To wit, recent arc “Demon” replays, point-for-point, the ending of the classic David Micheline-John Romita Iron Man story, Demon in a Bottle. The villains have won, and Tony and a close friend drive off into the proverbial LA sunset. The emotional impact is exactly the same. This same trend can be seen playing out in “What it was Like, What Happened, and What it’s Like Now”, a story that wrestles with the true emotional stressors that drive Tony to alcoholism. Iron Man, Tony Stark, isn’t simply inventing the future, seems to be Fraction’s underlying message here, Tony’s also reinventing the past and it’s vicious but also loving hold on him.
The thing about “The Future” then is this. It should come as no surprise that events play out in the actual future of Earth-616. Some six months to be exact, but six months as Marvel EIC Joe Quesada reminded us recently, is about five years of real-world time. But even more so, it should come as no surprise that Tony has been returned right to the very beginning, to his own origin story—working for a terrorist, forced into building weapons, and in the process of dying unless he take drastic steps to extricate himself.

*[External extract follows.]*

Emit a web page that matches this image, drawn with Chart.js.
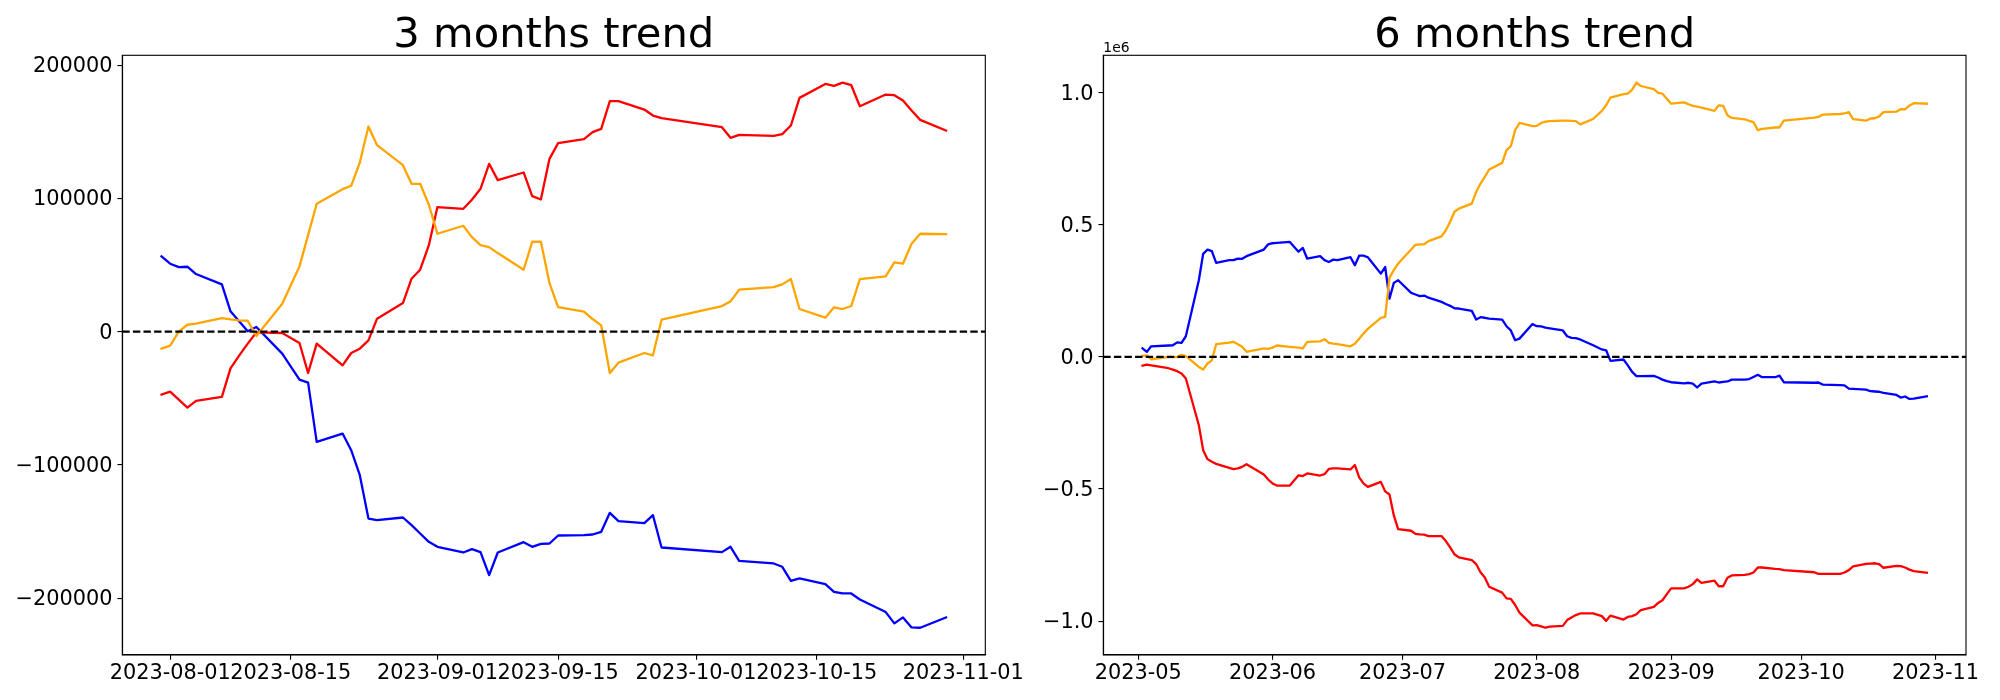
<!DOCTYPE html>
<html><head><meta charset="utf-8">
<script src="https://cdn.jsdelivr.net/npm/chart.js@4.4.0/dist/chart.umd.min.js"></script>
<style>
html,body{margin:0;padding:0;background:#fff;}
#wrap{position:relative;width:2000px;height:700px;overflow:hidden;background:#fff;}
canvas{position:absolute;top:0;}
</style></head><body>
<div id="wrap">
<canvas id="c6" width="1000" height="700" style="left:1000px"></canvas>
<canvas id="c3" width="1060" height="700" style="left:0"></canvas>
</div>
<script>
// ---------- 3 months ----------
const title3 = '3 months trend';
const dates3 = ['2023-07-31','2023-08-01','2023-08-02','2023-08-03','2023-08-04','2023-08-07','2023-08-08','2023-08-09','2023-08-10','2023-08-11',
'2023-08-14','2023-08-16','2023-08-17','2023-08-18','2023-08-21','2023-08-22','2023-08-23','2023-08-24','2023-08-25','2023-08-28',
'2023-08-29','2023-08-30','2023-08-31','2023-09-01','2023-09-04','2023-09-05','2023-09-06','2023-09-07','2023-09-08','2023-09-11',
'2023-09-12','2023-09-13','2023-09-14','2023-09-15','2023-09-18','2023-09-19','2023-09-20','2023-09-21','2023-09-22','2023-09-25',
'2023-09-26','2023-09-27','2023-10-04','2023-10-05','2023-10-06','2023-10-10','2023-10-11','2023-10-12','2023-10-13','2023-10-16',
'2023-10-17','2023-10-18','2023-10-19','2023-10-20','2023-10-23','2023-10-24','2023-10-25','2023-10-26','2023-10-27','2023-10-30'];
const blue3 = [56500,51000,48500,48750,43250,35500,15250,7750,250,3500,
-16500,-36000,-38250,-82750,-76500,-89000,-107750,-140250,-141500,-139500,
-145250,-151500,-157750,-161500,-165750,-163250,-165500,-182750,-165750,-158000,
-161500,-159250,-159000,-153000,-152750,-152250,-150250,-136000,-142250,-143750,
-137750,-162000,-165500,-161500,-172000,-174000,-176500,-187000,-185250,-189500,
-195250,-196500,-196500,-201000,-210500,-219000,-214500,-222000,-222250,-214500];
const orange3 = [-12750,-10500,0,5200,6000,10200,9200,8500,8200,-3200,
21000,49000,72500,96000,107000,109500,127000,154000,140000,125000,
111000,111000,95500,73500,79500,71000,65000,63500,59000,46500,
67500,67500,36500,18500,15000,9500,4750,-31000,-23250,-16000,
-17750,9000,19250,22750,31500,33500,35500,39500,17000,10500,
18250,17000,19250,39500,41500,52000,51000,66000,73500,73250];
const red3 = [-47250,-45000,-51000,-57000,-52000,-49000,-27500,-18000,-9000,-500,
-1000,-8500,-31000,-9000,-25250,-16000,-12750,-6500,9750,21500,
39750,46500,64750,93500,92250,99000,107250,126000,113750,119500,
101750,99250,129750,141500,144500,149750,152250,173000,173000,166750,
162250,160250,153500,145500,147750,147000,148250,154750,175500,186000,
184500,187000,185000,169250,178000,177500,173500,166000,159000,151000];
const xTicks3 = ['2023-08-01','2023-08-15','2023-09-01','2023-09-15','2023-10-01','2023-10-15','2023-11-01'];
const yTicks3 = [-200000,-100000,0,100000,200000];
const yLabels3 = ['\u2212200000','\u2212100000','0','100000','200000'];

// ---------- 6 months ----------
const title6 = '6 months trend';
const dates6 = ['2023-05-02','2023-05-03','2023-05-04','2023-05-08','2023-05-09','2023-05-10','2023-05-11','2023-05-12','2023-05-15','2023-05-16',
'2023-05-17','2023-05-18','2023-05-19','2023-05-22','2023-05-23','2023-05-24','2023-05-25','2023-05-26','2023-05-30','2023-05-31',
'2023-06-01','2023-06-02','2023-06-05','2023-06-07','2023-06-08','2023-06-09','2023-06-12','2023-06-13','2023-06-14','2023-06-15',
'2023-06-16','2023-06-19','2023-06-20','2023-06-21','2023-06-22','2023-06-23','2023-06-26','2023-06-27','2023-06-28','2023-06-29',
'2023-06-30','2023-07-03','2023-07-04','2023-07-05','2023-07-06','2023-07-07','2023-07-10','2023-07-11','2023-07-12','2023-07-13',
'2023-07-14','2023-07-17','2023-07-18','2023-07-19','2023-07-20','2023-07-21','2023-07-24','2023-07-25','2023-07-26','2023-07-27',
'2023-07-28','2023-07-31','2023-08-01','2023-08-02','2023-08-03','2023-08-04','2023-08-07','2023-08-08','2023-08-09','2023-08-10',
'2023-08-11','2023-08-14','2023-08-16','2023-08-17','2023-08-18','2023-08-21','2023-08-22','2023-08-23','2023-08-24','2023-08-25',
'2023-08-28','2023-08-29','2023-08-30','2023-08-31','2023-09-01','2023-09-04','2023-09-05','2023-09-06','2023-09-07','2023-09-08',
'2023-09-11','2023-09-12','2023-09-13','2023-09-14','2023-09-15','2023-09-18','2023-09-19','2023-09-20','2023-09-21','2023-09-22',
'2023-09-25','2023-09-26','2023-09-27','2023-10-04','2023-10-05','2023-10-06','2023-10-10','2023-10-11','2023-10-12','2023-10-13',
'2023-10-16','2023-10-17','2023-10-18','2023-10-19','2023-10-20','2023-10-23','2023-10-24','2023-10-25','2023-10-26','2023-10-27',
'2023-10-30'];
const blue6 = [32000,19000,40000,43000,44000,55000,53000,78000,290000,390000,
406000,400000,356000,366000,366000,372000,371000,381000,406000,426000,
430000,431000,435000,398000,412000,372000,381000,366000,359000,368000,
366000,377000,347000,383000,383000,377000,315000,340000,220000,280000,
290000,242000,236000,230000,232000,224000,208000,200000,193000,184000,
183000,174000,141000,150000,148000,145000,141000,116000,100000,63000,
69000,124000,116000,115000,111000,108000,100000,78000,72000,71000,
66000,44000,28000,25000,-15000,-10000,-32000,-57000,-73000,-73000,
-72000,-78000,-86000,-92000,-96000,-100000,-98000,-101000,-116000,-101000,
-93000,-97000,-95000,-93000,-86000,-86000,-84000,-76000,-68000,-77000,
-77000,-71000,-96000,-98000,-97000,-105000,-107000,-108000,-120000,-121000,
-124000,-130000,-131000,-132000,-136000,-144000,-154000,-150000,-159000,-158000,
-149000];
const orange6 = [4000,6000,-9000,0,-1000,-1000,8000,3000,-38000,-48000,
-25000,-13000,48000,54000,57000,48000,38000,19000,32000,30000,
35000,43000,38000,35000,32000,57000,59000,67000,53000,50000,
48000,40000,50000,69000,88000,106000,148000,151000,300000,328000,
353000,406000,424000,426000,426000,438000,456000,479000,511000,549000,
561000,580000,624000,656000,681000,709000,734000,782000,797000,858000,
885000,873000,874000,885000,890000,892000,894000,894000,893000,892000,
880000,900000,931000,952000,981000,994000,996000,1011000,1038000,1025000,
1013000,999000,996000,977000,958000,963000,956000,950000,947000,943000,
931000,952000,950000,914000,904000,899000,893000,888000,858000,863000,
868000,868000,894000,905000,908000,917000,919000,921000,926000,900000,
894000,902000,903000,910000,926000,928000,937000,937000,951000,960000,
958000];
const red6 = [-33000,-29000,-32000,-43000,-48000,-54000,-63000,-82000,-259000,-353000,
-387000,-397000,-405000,-420000,-425000,-422000,-416000,-406000,-445000,-464000,
-479000,-487000,-487000,-448000,-451000,-441000,-449000,-444000,-424000,-422000,
-422000,-426000,-409000,-456000,-479000,-492000,-473000,-509000,-521000,-600000,
-652000,-658000,-670000,-672000,-673000,-678000,-678000,-697000,-721000,-747000,
-759000,-769000,-784000,-815000,-835000,-870000,-892000,-914000,-916000,-939000,
-968000,-1016000,-1015000,-1020000,-1025000,-1021000,-1018000,-996000,-986000,-977000,
-971000,-971000,-981000,-999000,-979000,-994000,-984000,-981000,-974000,-958000,
-946000,-931000,-921000,-898000,-876000,-876000,-870000,-860000,-842000,-855000,
-847000,-868000,-868000,-836000,-827000,-825000,-822000,-816000,-797000,-797000,
-802000,-803000,-807000,-815000,-821000,-821000,-821000,-816000,-807000,-793000,
-783000,-782000,-781000,-784000,-798000,-791000,-792000,-797000,-805000,-811000,
-817000];
const xTicks6 = ['2023-05','2023-06','2023-07','2023-08','2023-09','2023-10','2023-11'];
const yTicks6 = [-1000000,-500000,0,500000,1000000];
const yLabels6 = ['\u22121.0','\u22120.5','0.0','0.5','1.0'];
const offsetText6 = '1e6';

const zeroLevel = 0;
const colors = {blue:'#0000ff', orange:'#ffa500', red:'#ff0000'};

// ---------- helpers ----------
const toDay = s => Date.UTC(+s.slice(0,4), +s.slice(5,7)-1, s.length > 7 ? +s.slice(8,10) : 1) / 86400000;
function margins(vals){
  const mn = Math.min(...vals), mx = Math.max(...vals), r = mx - mn;
  return [mn - 0.05*r, mx + 0.05*r];
}
const FONT = 'DejaVu Sans';
Chart.defaults.font.family = FONT;

function makeChart(id, o){
  const xs = o.dates.map(toDay);
  const [xmin, xmax] = margins(xs);
  const [ymin, ymax] = margins([...o.blue, ...o.orange, ...o.red]);
  const mk = (vals, color) => ({
    data: vals.map((v,i) => ({x: xs[i], y: v})),
    borderColor: color, backgroundColor: color, borderWidth: 2.3,
    pointRadius: 0, pointHoverRadius: 0, tension: 0, fill: false,
    borderJoinStyle: 'round', borderCapStyle: 'square'
  });
  const tickFont = {family: FONT, size: 20.83};
  const gridOpts = {display: true, drawOnChartArea: false, drawTicks: true, tickLength: 4.86,
                    color: '#000', lineWidth: 1.1, tickColor: '#000', tickWidth: 1.1};
  const borderOpts = {display: true, color: '#000', width: 1.1};
  const decor = {
    id: 'decor',
    afterDatasetsDraw(chart){
      const {ctx, chartArea: a, scales} = chart;
      const y0 = scales.y.getPixelForValue(zeroLevel);
      ctx.save();
      ctx.beginPath(); ctx.rect(a.left, a.top, a.right - a.left, a.bottom - a.top); ctx.clip();
      ctx.setLineDash([7.4, 3.2]); ctx.lineWidth = 2.1; ctx.strokeStyle = '#000';
      ctx.beginPath(); ctx.moveTo(a.left, y0); ctx.lineTo(a.right, y0); ctx.stroke();
      ctx.restore();
    },
    afterDraw(chart){
      const {ctx, chartArea: a} = chart;
      ctx.save();
      ctx.strokeStyle = '#000'; ctx.lineWidth = 1.1; ctx.setLineDash([]);
      ctx.strokeRect(a.left, a.top, a.right - a.left, a.bottom - a.top);
      ctx.fillStyle = '#000';
      ctx.font = '41.67px "' + FONT + '"';
      ctx.textAlign = 'center'; ctx.textBaseline = 'alphabetic';
      ctx.fillText(o.title, (a.left + a.right) / 2, a.top - 8.33);
      if (o.offsetText){
        ctx.font = '13.89px "' + FONT + '"';
        ctx.textAlign = 'left';
        ctx.fillText(o.offsetText, a.left, a.top - 3.6);
      }
      ctx.restore();
    }
  };
  return new Chart(document.getElementById(id), {
    type: 'line',
    data: {datasets: [mk(o.orange, colors.orange), mk(o.red, colors.red), mk(o.blue, colors.blue)]},
    options: {
      responsive: false, animation: false, devicePixelRatio: 1,
      events: [],
      layout: {padding: {left: 0, right: o.padRight, top: 55.3, bottom: 0}},
      plugins: {legend: {display: false}, tooltip: {enabled: false}, title: {display: false}},
      scales: {
        x: {
          type: 'linear', min: xmin, max: xmax, bounds: 'data', offset: false,
          afterBuildTicks: s => { s.ticks = o.xTicks.map(t => ({value: toDay(t)})); },
          afterFit: s => { s.height = 45; s.paddingLeft = 0; s.paddingRight = 0; },
          ticks: {autoSkip: false, maxRotation: 0, minRotation: 0, padding: 1.7, color: '#000',
                  font: tickFont, callback: (v, i) => o.xTicks[i]},
          grid: gridOpts, border: borderOpts
        },
        y: {
          type: 'linear', min: ymin, max: ymax, bounds: 'data',
          afterBuildTicks: s => { s.ticks = o.yTicks.map(v => ({value: v})); },
          afterFit: s => { s.width = o.yAxisWidth; s.paddingTop = 0; s.paddingBottom = 0; },
          ticks: {padding: 4.86, labelOffset: 1.5, color: '#000', font: tickFont, callback: (v, i) => o.yLabels[i]},
          grid: gridOpts, border: borderOpts
        }
      }
    },
    plugins: [decor]
  });
}

makeChart('c3', {title: title3, dates: dates3, blue: blue3, orange: orange3, red: red3,
  xTicks: xTicks3, yTicks: yTicks3, yLabels: yLabels3, yAxisWidth: 122.3, padRight: 1060 - 985.3});
makeChart('c6', {title: title6, dates: dates6, blue: blue6, orange: orange6, red: red6,
  xTicks: xTicks6, yTicks: yTicks6, yLabels: yLabels6, offsetText: offsetText6,
  yAxisWidth: 103.3, padRight: 34});
</script>
</body></html>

With a single issue, Matt Fraction has underlined the incredible value of having who has a unique vision for the character they’re working on. And seeing Iron Man co-imprisoned with his former nemesis Zeke Stane, himself now mostly brain-dead, adds shades of moral complexity that a generation ago, no one would have anticipated encountering in a comicbook.
Fraction doesn’t surpass all expectations with “The Demolished Man”, he simply educates us that when it comes to “The Future”, expectations are more or less meaningless.